Dear Alex,
Today I turn 52. I have friends who have died at this age, and some younger. I think about 52 and what it means in terms of age and time. I’m fortunate. The Anasazi lived until their teeth wore out around the age of 35. At the beginning of the twentieth century, life expectancy in the United States was 47. Today, Somalians, if they’re lucky, can expect to live until they are 49.
If I was Somali in Somalia, my people would celebrate my long and illustrious life. In the U.S., I feel lucky to be so old.
Age treats me well. I can deal with joint stiffness. I get around the house, at least, even in the middle of the night when sleep doesn’t come so easily. I can even stand from kneeling like a serf after the lord’s left the courtyard. I don’t wake up singing anymore, but a shower and a cup of coffee clears the morning fuzz out of my head.
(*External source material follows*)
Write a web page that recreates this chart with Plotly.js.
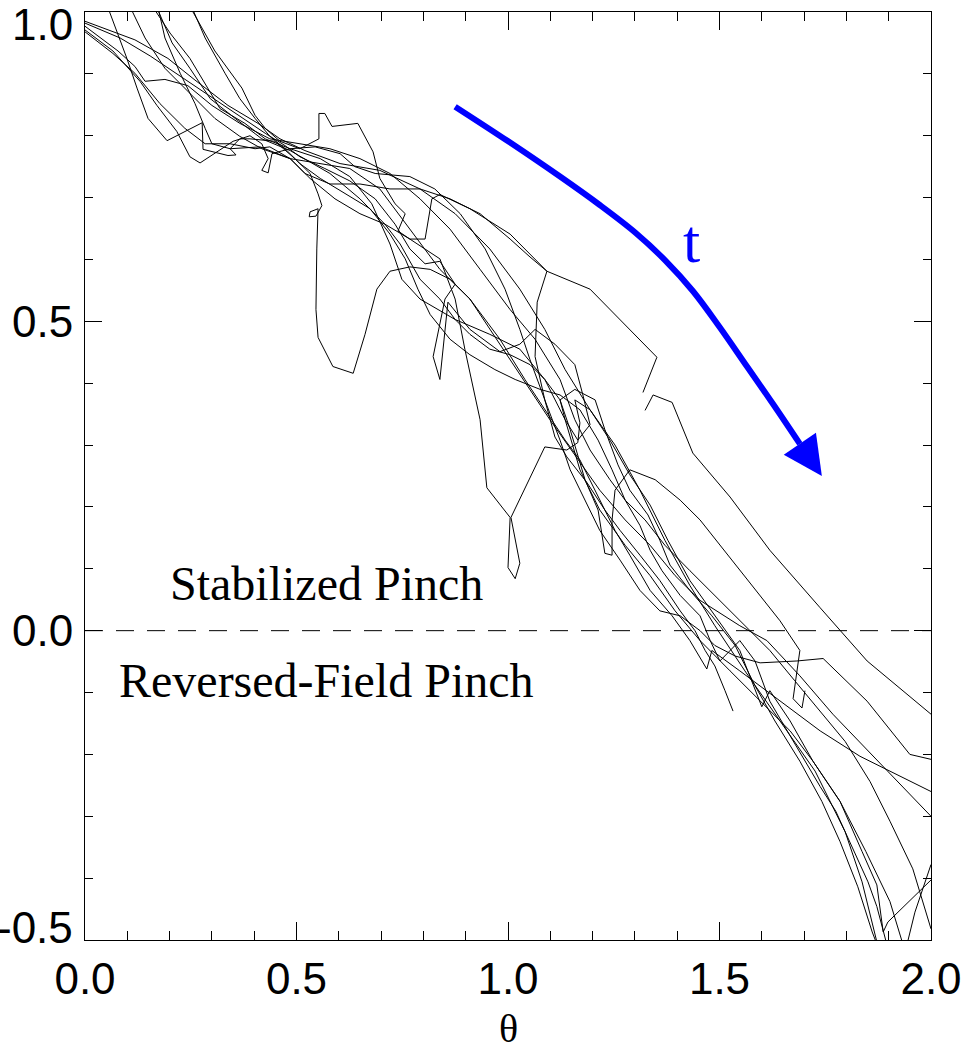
<!DOCTYPE html>
<html>
<head>
<meta charset="utf-8">
<script src="https://cdn.plot.ly/plotly-3.0.1.min.js"></script>
<style>html,body{margin:0;padding:0;background:#fff;}#chart{width:965px;height:1046px;}</style>
</head>
<body>
<div id="chart"></div>
<script>
// ---- data (theta, F) ----
const s1x = [0,0.118,0.196,0.260,0.338,0.409,0.461,0.520,0.603,0.697,0.792,0.875,0.957,1.028,1.087,1.135,1.194,1.253,1.312,1.371,1.430,1.489,1.560,1.643,1.726,1.797,1.837,1.872,1.876];
const s1y = [0.985,0.955,0.925,0.890,0.849,0.820,0.795,0.776,0.755,0.744,0.714,0.674,0.617,0.552,0.487,0.422,0.357,0.300,0.227,0.146,0.073,0.008,-0.065,-0.146,-0.227,-0.325,-0.406,-0.503,-0.52];

const s2x = [0,0.066,0.130,0.170,0.217,0.248,0.272,0.350,0.390,0.418,0.433,0.418,0.433,0.442,0.485,0.556,0.626,0.678,0.721,0.749,0.792,0.875,0.957,1.028,1.087,1.135,1.170,1.217,1.277,1.336,1.395,1.454,1.525,1.596,1.667,1.721,1.785,1.837,1.872,1.887,1.898,2.0];
const s2y = [0.971,0.937,0.888,0.849,0.807,0.766,0.756,0.791,0.800,0.787,0.763,0.744,0.740,0.771,0.779,0.763,0.734,0.690,0.625,0.568,0.536,0.503,0.479,0.455,0.406,0.341,0.260,0.195,0.138,0.089,0.032,-0.016,-0.065,-0.114,-0.162,-0.211,-0.276,-0.357,-0.411,-0.487,-0.471,-0.403];

const s3x = [0.050,0.099,0.123,0.149,0.194,0.277,0.279,0.338,0.357,0.343,0.366,0.390,0.449,0.496,0.532,0.551,0.560,0.546,0.530,0.532,0.551,0.548,0.546,0.551,0.586,0.634,0.662,0.690,0.721,0.768,0.816,0.863,0.910,0.957,1.005,1.052,1.099,1.158,1.217,1.277,1.336,1.395,1.454,1.548,1.612,1.690,1.768,1.879,2.0];
const s3y = [1.015,0.925,0.877,0.828,0.792,0.821,0.778,0.768,0.769,0.779,0.795,0.795,0.791,0.763,0.739,0.706,0.687,0.670,0.669,0.677,0.682,0.617,0.519,0.474,0.427,0.416,0.479,0.552,0.581,0.588,0.584,0.568,0.536,0.487,0.438,0.390,0.341,0.284,0.227,0.179,0.138,0.089,0.049,0.008,-0.016,-0.073,-0.135,-0.214,-0.300];

const s4x = [0.102,0.142,0.189,0.248,0.307,0.366,0.418,0.485,0.556,0.626,0.697,0.768,0.839,0.910,0.981,1.040,1.087,1.135,1.170,1.217,1.253,1.288,1.336,1.388,1.430,1.470,1.482,1.548,1.643,1.738,1.832,1.927,2.0];
const s4y = [1.015,0.958,0.909,0.868,0.828,0.799,0.779,0.763,0.755,0.747,0.714,0.649,0.584,0.536,0.471,0.406,0.357,0.308,0.276,0.211,0.162,0.122,0.065,0.024,-0.016,-0.062,-0.032,-0.065,-0.114,-0.162,-0.203,-0.235,-0.260];

const s5x = [0.154,0.201,0.248,0.284,0.319,0.378,0.426,0.485,0.544,0.603,0.638,0.686,0.768,0.827,0.887,0.946,0.993,1.028,1.052,1.087,1.123,1.147,1.182,1.217,1.265,1.312,1.359,1.407,1.454,1.489,1.537,1.596,1.683,1.745,1.849,1.950,2.0];
const s5y = [1.015,0.966,0.925,0.885,0.844,0.820,0.795,0.779,0.782,0.771,0.750,0.739,0.734,0.714,0.674,0.617,0.552,0.487,0.438,0.373,0.308,0.260,0.211,0.162,0.114,0.065,0.032,0.024,0.000,-0.024,-0.041,-0.052,-0.049,-0.045,-0.114,-0.200,-0.208];

const s6x = [0.170,0.189,0.225,0.260,0.284,0.300,0.343,0.414,0.485,0.532,0.591,0.650,0.709,0.768,0.839,0.875,0.898,0.934,0.950,1.005,1.000,1.017,1.028,1.007,1.087,1.139,1.165,1.170,1.158,1.194,1.241,1.288,1.336,1.378,1.430,1.489,1.548,1.600,1.619,1.667,1.721,1.785,1.846,1.903,1.939,1.962,2.0];
const s6y = [1.015,0.958,0.901,0.852,0.812,0.787,0.779,0.782,0.763,0.731,0.698,0.674,0.657,0.633,0.601,0.536,0.455,0.341,0.231,0.183,0.102,0.084,0.109,0.183,0.297,0.292,0.304,0.336,0.373,0.357,0.308,0.252,0.203,0.146,0.081,0.024,-0.032,-0.123,-0.097,-0.146,-0.211,-0.276,-0.357,-0.438,-0.519,-0.455,-0.378];

const s7x = [0.243,0.307,0.371,0.402,0.426,0.461,0.508,0.553,0.553,0.567,0.584,0.645,0.681,0.697,0.733,0.757,0.740,0.768,0.804,0.820,0.839,0.910,1.005,1.092,1.194,1.352,1.319,null,1.324,1.343,1.388,1.437,1.525,1.619,1.738,1.849,2.0];
const s7y = [1.015,0.937,0.877,0.833,0.812,0.791,0.779,0.795,0.836,0.836,0.815,0.820,0.774,0.731,0.690,0.674,0.646,0.633,0.633,0.698,0.705,0.682,0.641,0.581,0.552,0.442,0.385,null,0.356,0.381,0.369,0.287,0.216,0.130,0.037,-0.049,-0.135];

const s8x = [0,0.078,0.118,0.142,0.189,0.243,0.300,0.366,0.437,0.508,0.579,0.650,0.721,0.792,0.863,0.934,1.005,1.064,1.123,1.158,1.194,1.241,1.277,1.324,1.371,1.430,1.501,1.560,1.619,1.678,1.738,1.797,1.856,1.903,1.957,2.0];
const s8y = [0.977,0.937,0.912,0.888,0.891,0.881,0.849,0.820,0.795,0.787,0.779,0.763,0.739,0.698,0.649,0.584,0.519,0.471,0.406,0.341,0.292,0.244,0.211,0.179,0.138,0.097,0.049,0.008,-0.032,-0.081,-0.130,-0.179,-0.244,-0.308,-0.385,-0.482];

const s9x = [0,0.066,0.118,0.177,0.236,0.284,0.343,0.402,0.437,0.485,0.520,0.579,0.650,0.721,0.792,0.863,0.934,1.005,1.052,1.092,1.069,1.064,1.087,1.111,1.139,1.187,1.229,1.265,1.312,1.359,1.407,1.442,1.466,1.489,1.513,1.532];
const s9y = [0.968,0.933,0.901,0.852,0.812,0.787,0.787,0.779,0.782,0.763,0.739,0.722,0.722,0.714,0.714,0.698,0.674,0.633,0.604,0.581,0.531,0.443,0.373,0.313,0.281,0.239,0.195,0.162,0.122,0.081,0.032,0.000,-0.032,-0.057,-0.097,-0.130];

const s10x = [0.165,0.206,0.248,0.296,0.355,0.418,0.485,0.579,0.650,0.709,0.745,0.792,0.839,0.875,0.910,0.957,1.005,1.052,1.087,1.123,1.147,1.182,1.213,1.229,1.246,1.246,1.253,1.288,1.348,1.407,1.454,1.501,1.548,1.596,1.643,1.690,1.674,1.695,1.702];
const s10y = [1.015,0.950,0.909,0.860,0.828,0.795,0.776,0.739,0.698,0.657,0.625,0.568,0.536,0.503,0.479,0.455,0.446,0.430,0.406,0.373,0.325,0.244,0.195,0.125,0.122,0.179,0.227,0.260,0.244,0.211,0.179,0.138,0.097,0.057,0.016,-0.032,-0.110,-0.125,-0.097];

const s11x = [0,0.083,0.154,0.225,0.296,0.366,0.426,0.473,0.508,0.567,0.626,0.686,0.733,0.768,0.804,0.839,0.875,0.851,0.823,0.839,0.858,0.910,0.981,1.028,1.064,1.111,1.158,1.177,1.194,1.165,1.135,1.123,1.158,1.206,1.229,1.260,1.288,1.331,1.359,1.383,1.430,1.482,1.537,1.584,1.631,1.690,1.742,1.785,1.827,1.861,1.879];
const s11y = [0.982,0.958,0.929,0.896,0.864,0.831,0.804,0.784,0.766,0.747,0.727,0.698,0.657,0.617,0.593,0.597,0.560,0.536,0.443,0.406,0.531,0.487,0.451,0.463,0.487,0.463,0.430,0.381,0.333,0.308,0.341,0.373,0.390,0.373,0.325,0.268,0.227,0.187,0.146,0.106,0.065,0.024,-0.024,-0.089,-0.146,-0.211,-0.276,-0.341,-0.414,-0.487,-0.519];

const s12x = [0.248,0.284,0.331,0.366,0.402,0.437,0.473,0.508,0.556,0.615,0.674,0.721,0.757,0.787,0.816,0.863,0.910,0.969,1.017,1.076,1.123,1.170,1.213,1.246,1.277,1.312,1.336,1.364,1.407,1.454,1.478,1.501,1.548,1.584,1.619,1.667,1.702,1.738,1.775,1.813,1.851,1.872,1.894,1.898];
const s12y = [1.015,0.958,0.901,0.860,0.828,0.799,0.779,0.755,0.731,0.706,0.682,0.641,0.601,0.552,0.511,0.471,0.446,0.422,0.406,0.390,0.381,0.357,0.308,0.260,0.211,0.170,0.130,0.097,0.057,0.024,-0.016,-0.049,-0.016,-0.049,-0.114,-0.170,-0.211,-0.252,-0.292,-0.349,-0.406,-0.446,-0.503,-0.519];

const seriesX = [s1x,s2x,s3x,s4x,s5x,s6x,s7x,s8x,s9x,s10x,s11x,s12x];
const seriesY = [s1y,s2y,s3y,s4y,s5y,s6y,s7y,s8y,s9y,s10y,s11y,s12y];

// time arrow (blue)
const arrowX = [0.875,1.005,1.123,1.217,1.300,1.371,1.437,1.501,1.565,1.629,1.690];
const arrowY = [0.847,0.789,0.734,0.688,0.644,0.599,0.549,0.490,0.427,0.364,0.302];
const arrowTip = [1.742,0.250];

// axis ticks
const xTickVals = [0,0.5,1.0,1.5,2.0];
const xTickText = ['0.0','0.5','1.0','1.5','2.0'];
const yTickVals = [-0.5,0,0.5,1.0];
const yTickText = ['-0.5','0.0','0.5','1.0'];
const yLabelShift = [13,0,0,-12];
const xTitle = 'θ';

const sans = 'Liberation Sans, Arial, Helvetica, sans-serif';
const serif = 'Liberation Serif, Times New Roman, serif';

const traces = seriesX.map((xs,i)=>({
  x: xs, y: seriesY[i], type:'scatter', mode:'lines',
  line:{color:'#000', width:1}, connectgaps:false, hoverinfo:'skip', showlegend:false
}));
traces.push({x:arrowX, y:arrowY, type:'scatter', mode:'lines',
  line:{color:'#0000ff', width:6, shape:'spline', smoothing:1}, hoverinfo:'skip', showlegend:false});

const annotations = yTickVals.map((v,i)=>({
  x:-0.012, xref:'paper', y:v, yref:'y', xanchor:'right', yanchor:'middle',
  yshift: yLabelShift[i], text: yTickText[i], showarrow:false,
  font:{family:sans, size:44, color:'#000'}
}));
annotations.push(
  {x:0.5, xref:'paper', y:-0.095, yref:'paper', xanchor:'center', yanchor:'middle', text:xTitle,
   showarrow:false, font:{family:serif, size:40, color:'#000'}},
  {x:0.571, y:0.076, xref:'x', yref:'y', text:'Stabilized Pinch', showarrow:false,
   font:{family:serif, size:48, color:'#000'}},
  {x:0.571, y:-0.081, xref:'x', yref:'y', text:'Reversed-Field Pinch', showarrow:false,
   font:{family:serif, size:48, color:'#000'}},
  {x:1.433, y:0.63, xref:'x', yref:'y', text:'t', showarrow:false,
   font:{family:serif, size:62, color:'#0000ff'}},
  {x:arrowTip[0], y:arrowTip[1], xref:'x', yref:'y', ax:arrowX[arrowX.length-1], ay:arrowY[arrowY.length-1],
   axref:'x', ayref:'y', text:'', showarrow:true, arrowhead:2, arrowsize:1.3, arrowwidth:6,
   arrowcolor:'#0000ff', standoff:0, startstandoff:0}
);

const layout = {
  width:965, height:1046,
  margin:{l:85, r:34, t:12, b:106},
  paper_bgcolor:'#fff', plot_bgcolor:'#fff',
  showlegend:false,
  xaxis:{range:[0,2], showgrid:false, zeroline:false, showline:true, linecolor:'#000', linewidth:1,
    mirror:'ticks', ticks:'inside', ticklen:18, tickwidth:1, tickcolor:'#000',
    tickvals:xTickVals, ticktext:xTickText, tickfont:{family:sans, size:44, color:'#000'},
    ticklabelstandoff:0,
    minor:{dtick:0.1, ticks:'inside', ticklen:9, tickwidth:1, tickcolor:'#000', showgrid:false}},
  yaxis:{range:[-0.5,1.0], showgrid:false, zeroline:false, showline:true, linecolor:'#000', linewidth:1,
    mirror:'ticks', ticks:'inside', ticklen:17, tickwidth:1, tickcolor:'#000',
    tickvals:yTickVals, showticklabels:false,
    minor:{dtick:0.1, ticks:'inside', ticklen:8, tickwidth:1, tickcolor:'#000', showgrid:false}},
  shapes:[{type:'line', xref:'paper', x0:0, x1:1, yref:'y', y0:0, y1:0,
    line:{color:'#000', width:1, dash:'18px,13px'}}],
  annotations: annotations
};

Plotly.newPlot('chart', traces, layout, {staticPlot:true, displayModeBar:false});
</script>
</body>
</html>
Compatriots my age bitch and moan. “Goddamn, I’m old,” they say. They are youngsters compared to their dirt-hoeing ancestors, who really were old at 50. I can just imagine that when my mates are 90, they will say, “Goddamn, I’m old.” The difference between them and me is that I will say it for the first time when I’m 90. They will have been complaining about age for four full decades. The routine of that makes me dizzy and I feel sorry for them.
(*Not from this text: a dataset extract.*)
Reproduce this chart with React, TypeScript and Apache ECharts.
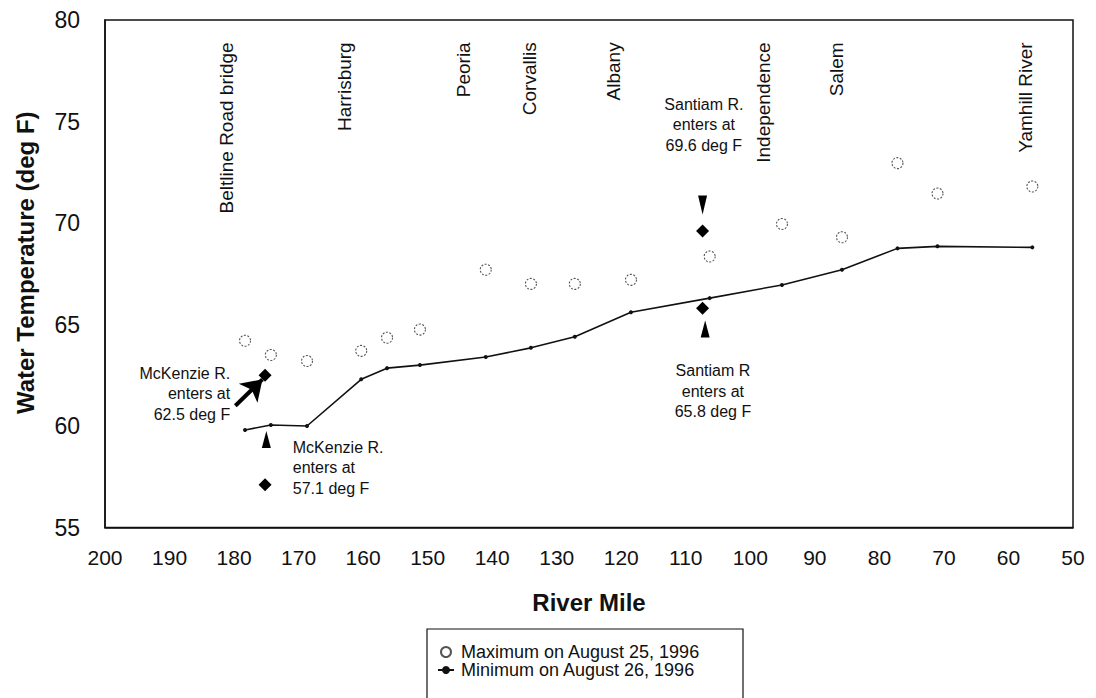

My complaint is about time. Psychologists and doctors have done studieson the ways that people perceive time. Time itself doesn’t speed up or slow down. At least I think it doesn’t. But when I was young, everything moved so slowly. The wait in the doctor’s office or car repair shop lumbered past like a geological epoch. How long was the time between lunch and then end of the school day? How long did I have to wait after school for my mom to take me to Cub Scout baseball?
I perceive time as moving faster and faster as the days past. I am not alone nor is my story new to me. Most older people feel time moving more quickly, I think. When we are young, time is heavy. It feels like the weight of the ocean. As we get older, time loses mass. It shrivels up, gets smaller and more easily stepped over. It transforms into something light, ethereal, almost nonexistent. We wake up one morning and realize we have lost a week, a month, or even a year. Our children have grown and we sag at the edges. We dream of the weight of the ocean. We want it to crush us so that we’ll feel young again.
How fast or slow time really does move is irrelevant. I can’t catch it or hold onto it and that bothers me. Time flees at my approach. Time reminds me of squirrels. Squirrels in the park always seem to be sitting close at hand. You think all you only need to take a step and you can snatch one up in your fingers. But you can never catch a squirrel. You take that step and they disappear up the tree. They skitter across the lawn and vanish in the leaves. That’s best, really. What do you do with a squirrel if you actually catch one? Some people eat them. Since I think animals are people too, it would be unseemly and cannibalistic for me to eat a squirrel I happened to catch with my bare hands in the park.
More to the point, this is the way my life has run recently: It’s Sunday night. I’m taking out the trash. I walk back past the cars and check the bike I have locked up to the front deck. I dump the refuse at the curb out of the way of the hawthorn tree so the men don’t get in the thorns. I go back into the house and sit down to watch some television with Joan. I get up and go to bed, looking forward to another week. Suddenly, it’s Sunday again. I’m taking out the trash. I find myself caught in my tracks, as if my feet have sunk into tar. Where has the week gone? I can count the innumerable things I accomplished and did. But no tally or accounting can make that time return or slow down the week ahead.
I cannot add anything new here. Writers, poets, and artists have complained about time slipping away for as many years as there have been artists, poets, and writers. Yet, when I look back twenty years and then think of the next twenty in the same way, well, I feel loss. I see pictures of my kids and get weepy. My god, I think, that was so long ago it and seems like just yesterday. The pictures remind me of my foibles and faults, all the times I was impatient as a father and intolerant as a human being. I relive being scared for my kids’ futures and for their health. I see now what I could not see then: So little of all the discipline and moral training matter. Did all the worry bring anything but heartache? If so, did it let them live for even a few hours longer? Why wasn’t I more gentle?
Time goes away like gas in the tank. The faster and more vigorously you drive, the quicker the tank empties. You can conserve, go slow, be cautious, but the tank empties all the same. You got a few more miles but no more time. Empty is empty. There’s no getting that fuel back.
On the other hand, I am not one to think, Gee, I wish I could do it over. There’s nothing worse than someone waxing nostalgically about the good old days. The good old days were rotten. I was afraid all the time. I lived in poverty. My work wore me out, gave me big, lumpy shoulders and knotty hands.
And here I stand, 52, wearing time like an old coat. You can see the cut of it, when it was made, and what happened to it over the years. You can even mend it if it’s torn a little here or there. You can darn a hole. But you can’t take up the sag or change that coat into something other than what it is after all it’s been through. You can only take it off and throw it away. When you take time off and throw it away, you die. That’s it. You don’t get any older than dead.
And that’s the good thing. I’m lucky to be old. If I make it past today, I’ll be that much older. Good for me.